##### Dataset extract #####
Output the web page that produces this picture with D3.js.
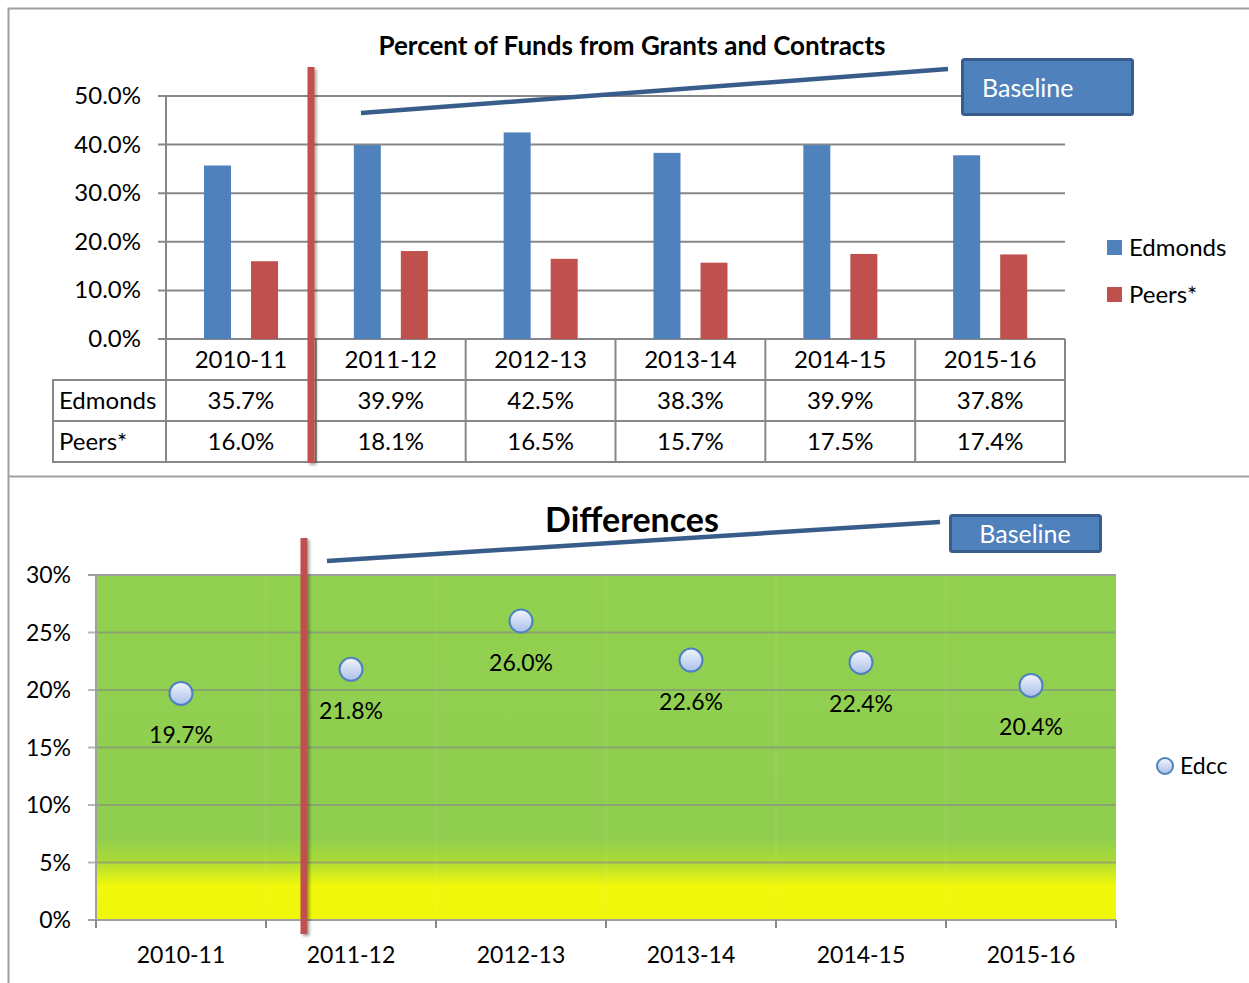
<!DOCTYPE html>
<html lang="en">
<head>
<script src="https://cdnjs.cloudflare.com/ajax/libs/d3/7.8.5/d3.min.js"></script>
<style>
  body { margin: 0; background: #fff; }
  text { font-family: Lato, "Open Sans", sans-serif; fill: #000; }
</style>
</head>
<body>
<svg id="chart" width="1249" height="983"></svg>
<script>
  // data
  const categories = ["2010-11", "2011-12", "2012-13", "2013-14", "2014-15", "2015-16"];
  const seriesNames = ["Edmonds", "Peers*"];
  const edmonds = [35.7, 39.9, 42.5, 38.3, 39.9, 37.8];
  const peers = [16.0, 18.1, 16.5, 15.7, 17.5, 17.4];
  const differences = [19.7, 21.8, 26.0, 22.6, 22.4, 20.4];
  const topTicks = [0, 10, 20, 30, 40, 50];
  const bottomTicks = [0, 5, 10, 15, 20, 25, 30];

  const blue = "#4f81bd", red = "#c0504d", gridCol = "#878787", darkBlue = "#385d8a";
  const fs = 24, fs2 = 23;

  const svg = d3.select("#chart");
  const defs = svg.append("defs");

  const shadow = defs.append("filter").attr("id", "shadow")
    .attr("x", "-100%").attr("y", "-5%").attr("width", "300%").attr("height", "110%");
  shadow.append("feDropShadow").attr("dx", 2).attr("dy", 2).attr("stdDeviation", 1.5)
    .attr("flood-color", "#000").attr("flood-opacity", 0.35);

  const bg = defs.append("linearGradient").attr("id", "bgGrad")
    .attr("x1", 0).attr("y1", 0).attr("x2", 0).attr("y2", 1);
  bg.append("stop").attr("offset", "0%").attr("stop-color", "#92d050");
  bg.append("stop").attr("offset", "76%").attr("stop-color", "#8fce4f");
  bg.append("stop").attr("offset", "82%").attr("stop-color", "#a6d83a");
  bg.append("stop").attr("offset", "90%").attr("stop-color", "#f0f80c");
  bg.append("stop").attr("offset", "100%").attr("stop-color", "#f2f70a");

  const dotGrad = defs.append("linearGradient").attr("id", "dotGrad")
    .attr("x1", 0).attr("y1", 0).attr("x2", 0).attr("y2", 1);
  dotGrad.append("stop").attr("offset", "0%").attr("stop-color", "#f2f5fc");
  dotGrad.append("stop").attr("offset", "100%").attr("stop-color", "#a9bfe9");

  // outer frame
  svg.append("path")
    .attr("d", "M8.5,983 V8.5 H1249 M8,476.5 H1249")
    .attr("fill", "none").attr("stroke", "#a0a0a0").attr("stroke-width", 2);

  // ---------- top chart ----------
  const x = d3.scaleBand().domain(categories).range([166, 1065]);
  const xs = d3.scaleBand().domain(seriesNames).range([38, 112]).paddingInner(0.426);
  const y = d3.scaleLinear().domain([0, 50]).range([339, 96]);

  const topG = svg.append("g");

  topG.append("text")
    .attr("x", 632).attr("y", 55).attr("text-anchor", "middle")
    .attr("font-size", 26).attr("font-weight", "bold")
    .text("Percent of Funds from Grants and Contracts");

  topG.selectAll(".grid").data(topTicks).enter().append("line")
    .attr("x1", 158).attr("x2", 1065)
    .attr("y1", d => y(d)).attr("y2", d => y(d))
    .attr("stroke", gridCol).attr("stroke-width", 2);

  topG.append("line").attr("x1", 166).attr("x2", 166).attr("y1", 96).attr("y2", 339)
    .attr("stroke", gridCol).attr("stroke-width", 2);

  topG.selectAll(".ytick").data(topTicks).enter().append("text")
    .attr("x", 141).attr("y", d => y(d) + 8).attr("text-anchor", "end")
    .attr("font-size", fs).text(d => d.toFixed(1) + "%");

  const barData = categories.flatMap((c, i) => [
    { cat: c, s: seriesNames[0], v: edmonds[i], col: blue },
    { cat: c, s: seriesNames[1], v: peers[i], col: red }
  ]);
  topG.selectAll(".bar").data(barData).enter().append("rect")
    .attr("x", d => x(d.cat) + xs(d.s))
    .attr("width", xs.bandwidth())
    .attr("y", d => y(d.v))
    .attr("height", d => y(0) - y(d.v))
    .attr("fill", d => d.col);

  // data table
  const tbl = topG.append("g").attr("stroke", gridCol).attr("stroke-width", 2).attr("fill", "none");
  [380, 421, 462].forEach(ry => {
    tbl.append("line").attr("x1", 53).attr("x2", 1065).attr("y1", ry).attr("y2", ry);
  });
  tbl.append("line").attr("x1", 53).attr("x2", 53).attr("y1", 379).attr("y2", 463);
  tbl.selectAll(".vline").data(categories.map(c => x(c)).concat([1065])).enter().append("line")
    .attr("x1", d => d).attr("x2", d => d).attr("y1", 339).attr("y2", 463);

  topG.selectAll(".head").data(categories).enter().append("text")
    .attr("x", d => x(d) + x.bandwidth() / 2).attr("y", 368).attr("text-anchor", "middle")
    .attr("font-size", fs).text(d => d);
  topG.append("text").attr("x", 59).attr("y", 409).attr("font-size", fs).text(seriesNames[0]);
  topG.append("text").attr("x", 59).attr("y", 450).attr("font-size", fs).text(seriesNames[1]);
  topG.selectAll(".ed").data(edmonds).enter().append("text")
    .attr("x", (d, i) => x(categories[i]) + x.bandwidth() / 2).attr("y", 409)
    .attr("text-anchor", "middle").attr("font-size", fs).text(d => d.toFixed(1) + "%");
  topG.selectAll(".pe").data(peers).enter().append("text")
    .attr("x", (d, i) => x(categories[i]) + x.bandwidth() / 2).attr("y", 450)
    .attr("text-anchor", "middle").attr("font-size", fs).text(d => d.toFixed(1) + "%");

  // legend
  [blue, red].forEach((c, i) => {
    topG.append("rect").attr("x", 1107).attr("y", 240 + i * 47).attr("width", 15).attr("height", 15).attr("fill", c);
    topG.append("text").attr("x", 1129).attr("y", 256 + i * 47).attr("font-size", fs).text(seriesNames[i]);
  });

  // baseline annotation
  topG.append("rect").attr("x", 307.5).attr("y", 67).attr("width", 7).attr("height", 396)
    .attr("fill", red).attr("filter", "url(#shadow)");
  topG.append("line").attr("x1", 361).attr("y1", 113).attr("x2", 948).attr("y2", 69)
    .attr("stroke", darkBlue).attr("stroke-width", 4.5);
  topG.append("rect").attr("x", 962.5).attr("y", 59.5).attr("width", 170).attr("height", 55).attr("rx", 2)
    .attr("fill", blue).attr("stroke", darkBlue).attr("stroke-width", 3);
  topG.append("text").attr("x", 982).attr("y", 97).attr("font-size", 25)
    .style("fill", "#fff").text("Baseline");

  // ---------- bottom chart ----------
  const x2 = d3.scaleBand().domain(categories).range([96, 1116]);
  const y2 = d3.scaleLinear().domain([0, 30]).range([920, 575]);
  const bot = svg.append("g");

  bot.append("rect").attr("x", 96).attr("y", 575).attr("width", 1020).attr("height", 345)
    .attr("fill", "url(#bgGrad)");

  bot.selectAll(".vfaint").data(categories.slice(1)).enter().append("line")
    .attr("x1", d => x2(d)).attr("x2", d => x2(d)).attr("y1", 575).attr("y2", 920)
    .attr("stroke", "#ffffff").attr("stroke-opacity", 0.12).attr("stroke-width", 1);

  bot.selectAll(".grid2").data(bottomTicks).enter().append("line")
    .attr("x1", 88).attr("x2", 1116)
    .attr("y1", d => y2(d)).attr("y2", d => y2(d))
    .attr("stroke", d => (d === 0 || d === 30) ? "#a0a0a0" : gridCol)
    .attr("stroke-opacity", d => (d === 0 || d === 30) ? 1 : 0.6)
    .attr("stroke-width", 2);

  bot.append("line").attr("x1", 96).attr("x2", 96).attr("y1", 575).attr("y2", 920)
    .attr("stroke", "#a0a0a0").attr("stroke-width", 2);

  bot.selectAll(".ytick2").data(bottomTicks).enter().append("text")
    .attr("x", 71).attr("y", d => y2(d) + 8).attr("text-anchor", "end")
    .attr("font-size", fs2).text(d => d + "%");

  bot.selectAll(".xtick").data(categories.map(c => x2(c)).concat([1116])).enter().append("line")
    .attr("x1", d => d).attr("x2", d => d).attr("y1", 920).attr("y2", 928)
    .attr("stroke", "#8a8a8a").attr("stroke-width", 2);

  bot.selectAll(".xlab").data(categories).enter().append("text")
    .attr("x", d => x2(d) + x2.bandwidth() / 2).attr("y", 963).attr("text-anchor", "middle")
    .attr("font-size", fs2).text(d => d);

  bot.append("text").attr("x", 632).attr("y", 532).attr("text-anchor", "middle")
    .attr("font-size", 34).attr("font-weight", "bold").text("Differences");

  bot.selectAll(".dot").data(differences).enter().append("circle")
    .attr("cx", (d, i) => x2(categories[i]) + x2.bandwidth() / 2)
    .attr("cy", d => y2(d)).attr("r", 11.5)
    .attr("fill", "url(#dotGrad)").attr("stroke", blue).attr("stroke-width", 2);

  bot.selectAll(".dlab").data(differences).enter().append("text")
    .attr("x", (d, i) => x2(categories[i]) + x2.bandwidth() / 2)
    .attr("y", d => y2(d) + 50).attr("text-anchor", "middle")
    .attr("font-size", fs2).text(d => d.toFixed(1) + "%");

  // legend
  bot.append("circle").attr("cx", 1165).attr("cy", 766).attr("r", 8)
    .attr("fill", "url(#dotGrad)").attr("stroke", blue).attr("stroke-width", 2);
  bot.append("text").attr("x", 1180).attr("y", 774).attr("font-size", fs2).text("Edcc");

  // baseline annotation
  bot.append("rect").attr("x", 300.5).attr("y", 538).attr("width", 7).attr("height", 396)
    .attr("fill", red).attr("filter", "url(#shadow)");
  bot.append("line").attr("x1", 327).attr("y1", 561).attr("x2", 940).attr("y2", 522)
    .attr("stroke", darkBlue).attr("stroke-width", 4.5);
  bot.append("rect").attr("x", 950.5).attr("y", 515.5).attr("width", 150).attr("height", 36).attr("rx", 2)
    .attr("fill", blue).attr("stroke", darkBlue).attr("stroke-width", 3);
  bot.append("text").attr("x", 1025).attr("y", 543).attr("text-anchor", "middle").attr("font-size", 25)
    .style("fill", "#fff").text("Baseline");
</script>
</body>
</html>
#####
◆ Problem statement: Copy all lines from the material that contain "picture".

◆ Finished task:
Output the web page that produces this picture with D3.js.

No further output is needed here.